Functional programming

Rustom Mody rustompmody at gmail.com
Mon Mar 3 10:28:38 EST 2014


On Monday, March 3, 2014 8:31:47 PM UTC+5:30, Chris Angelico wrote:
> On Tue, Mar 4, 2014 at 1:38 AM, Rustom Mody  wrote:
> > If you want the (semantic) equivalent of python's [1,2,'foo']
> > you need to make an explicit union Int and String and its that
> > *single* union type's elements that must go in.
> > In all cases its always a single type. And so
> > sum([1,2,[3])

> Okay. That's how the declaration goes, then. So how do you tell it
> that 1 isn't an Int, it's a member of the union of Int and String? How
> do you create a list which has [Int_String(1), Int_String(2)] and is
> therefore allowed to be added to [Int_String('foo')] ? Can you do that
> with literals?

Mmmm This is getting a bit OT for a python list
Anyway here goes
The Union type is called Either.
Its got two constructors -- Left and Right -- better to think of them as
tags to not confuse with OO constructors.
The names Left and Right seem to be a bit meaningless because the Either
type is completely generic -- any types S and T can be 'unioned' as
Either S T
where the S components look like Left x for x : S
and the T components look like Right x for x : T

So python's [1,2,"foo"] is
written as
[Left 1, Left 2, Right "foo"]

> This is why it's tricky to put rules in based on type inference.
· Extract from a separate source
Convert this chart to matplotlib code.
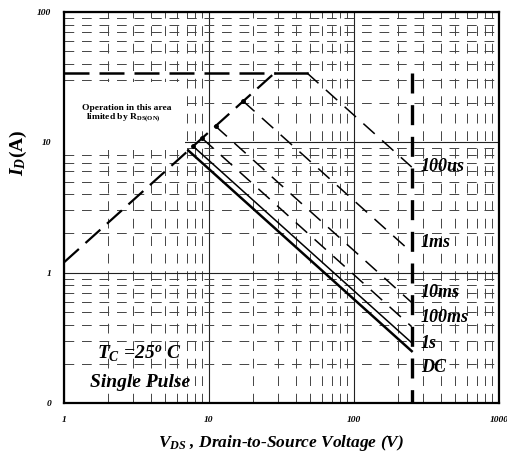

The
> programmer's intent isn't in the picture. If Python ever acquires that
> kind of restriction ("here's a list that can contain only this type /
> these types of object"), I would hope that it's left up to the
> programmer, not the compiler, to stipulate. That's how it is with Pike
> (if you just say "array", it can take anything), and that's the only
> way to be sure the programmer doesn't have to fight the language.

> You said earlier

> >> On Tue, Mar 4, 2014 at 1:08 AM, Rustom Mody wrote:
> >> > If 'integer-less-than-3' were a type then yes there would be this
> >> > problem. More generally, if types could overlap then automatic
> >> > type-inference is impossible

> The type "Int" overlaps with the type "Union of Int and String". How
> is that resolved? 

By decreeing "no overlap!" :-)

Left 1 : Either Int String
whereas 1 : Int

Strictly speaking 'union' should be called 'disjoint union' but this is
so universal in programming that its dropped as redundant.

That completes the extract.